The Terps held a 43-35 lead at the break, and it was Caner-Medley’s layup and 3-pointer on consecutive possessions that bumped the lead to 11 for the first time. The lead hovered around 10 for another five minutes before Caner-Medley produced another inside shot followed by a 3-pointer and a layup to make it 63-45.

From there, Maryland merely converted free throws — it made 41, tying a school record set in 1994 against Morgan State — to close the complete performance and avoid the inevitable questions of its ability to win games without McCray that a loss would have ensured.

“I knew sooner or later it would happen, but it’s nice to get it that first game to prove to ourselves we could do it,” Williams said.

Junior Mike Jones slid into the starting lineup in place of McCray and supplied an early spark, though he eventually encountered foul trouble and finished with 12 points.

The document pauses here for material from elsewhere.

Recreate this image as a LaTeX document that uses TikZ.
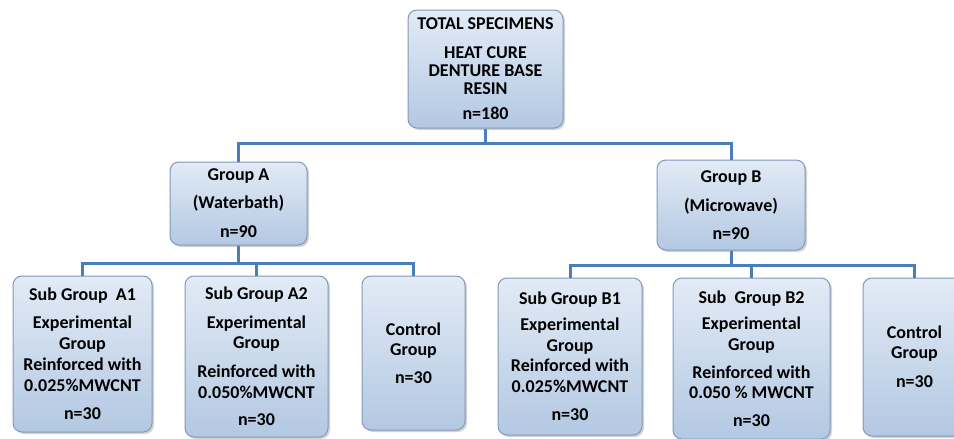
\documentclass[tikz,border=0pt]{standalone}
\usepackage{fontspec}
\setmainfont{Carlito}
\usetikzlibrary{shadows}
\definecolor{boxtop}{HTML}{E2EBF6}
\definecolor{boxbot}{HTML}{B3C8E2}
\definecolor{boxline}{HTML}{8299B8}
\definecolor{linkblue}{HTML}{4A7EBB}
\tikzset{
  grp/.style={draw=boxline, line width=1pt, rounded corners=9pt, top color=boxtop, bottom color=boxbot,
    drop shadow={shadow xshift=2pt, shadow yshift=-2pt, opacity=0.35}, inner sep=0pt, align=center,
    font=\fontsize{18}{21}\selectfont\bfseries},
  link/.style={linkblue, line width=3pt}
}
\begin{document}
\begin{tikzpicture}[x=1pt, y=-1pt]
	\useasboundingbox (0,0) rectangle (954,439);
	\node[grp, minimum width=155pt, minimum height=118pt] (total) at (485.5,69) {TOTAL SPECIMENS\\[8pt] HEAT CURE\\[-3pt] DENTURE BASE\\[-3pt] RESIN\\[4pt] n=180};
	\node[grp, minimum width=137pt, minimum height=83pt] (grpA) at (238.5,203.5) {Group A\\[7pt] (Waterbath)\\[8pt] n=90};
	\node[grp, minimum width=148pt, minimum height=90pt] (grpB) at (731,205) {Group B\\[8pt] (Microwave)\\[7pt] n=90};
	\node[grp, minimum width=139pt, minimum height=156pt] (subA1) at (82.5,354) {Sub Group\ \ A1\\[7pt] Experimental\\ Group\\ Reinforced with\\ 0.025\%MWCNT\\[7pt] n=30};
	\node[grp, minimum width=143pt, minimum height=161pt] (subA2) at (256.5,356.5) {Sub Group A2\\[8pt] Experimental\\[-1pt] Group\\[8pt] Reinforced with\\ 0.050\%MWCNT\\[6pt] n=30};
	\node[grp, minimum width=103pt, minimum height=154pt] (ctrlA) at (413.5,353) {Control\\[-1pt] Group\\[7pt] n=30};
	\node[grp, minimum width=144pt, minimum height=157pt] (subB1) at (570,356.5) {Sub Group B1\\[5pt] Experimental\\ Group\\[-1pt] Reinforced with\\ 0.025\%MWCNT\\[7pt] n=30};
	\node[grp, minimum width=157pt, minimum height=161pt] (subB2) at (751.5,358.5) {Sub\ \ Group B2\\[5pt] Experimental\\ Group\\[7pt] Reinforced with\\[-1pt] 0.050 \% MWCNT\\[7pt] n=30};
	\node[grp, minimum width=103pt, minimum height=158pt] (ctrlB) at (914.5,357) {Control\\[-1pt] Group\\[8pt] n=30};
	% connectors
	\draw[link] (total.south) -- ++(0,15) -| (grpA.north);
	\draw[link] (total.south) -- ++(0,15) -| (grpB.north);
	\draw[link] (grpA.south) -- ++(0,18) -| (subA1.north);
	\draw[link] (grpA.south) -- ++(0,18) -| (subA2.north);
	\draw[link] (grpA.south) -- ++(0,18) -| (ctrlA.north);
	\draw[link] (grpB.south) -- ++(0,15) -| (subB1.north);
	\draw[link] (grpB.south) -- ++(0,15) -| (subB2.north);
	\draw[link] (grpB.south) -- ++(0,15) -| (ctrlB.north);
\end{tikzpicture}
\end{document}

Georgia Tech endured its share of foul trouble, with forward Jeremis Smith (eight points) struggling to be much of a factor inside. Yellow Jackets coach Paul Hewitt looked perplexed much of the night, finally earning a technical foul in the second half.

Williams had his moments of frustration as well, and he jawed with a fan in the Georgia Tech student section after he heard a jeer he believed was inappropriate while Strawberry was at the foul line. He wasn’t too concerned, though, with a marathon game that featured 57 fouls and 41 turnovers, if only because the Terps snapped a 1-4 skid at Alexander.

“It seemed smooth to me,” Williams said. “We’re a choppy team. If you call choppy getting an 18-point lead in Atlanta, I’ll take choppy every time we play. I don’t think we’ve ever had an 18-point lead down here in the time we’ve been here.”

That the Terps won so easily in a traditionally tough venue without their leading scorer suggests their season might not fade as some might have believed. Maryland has its first three-game regular season ACC winning streak since 2003, as well as a belief it can move on without McCray.

“It’s a huge loss for us, but we’re just as good a team without him as we were with him,” Strawberry said.

Added Caner-Medley: “At this point in the season, we can’t make excuses. We have to understand that we don’t have Chris anymore, and we have to do the things necessary to win.”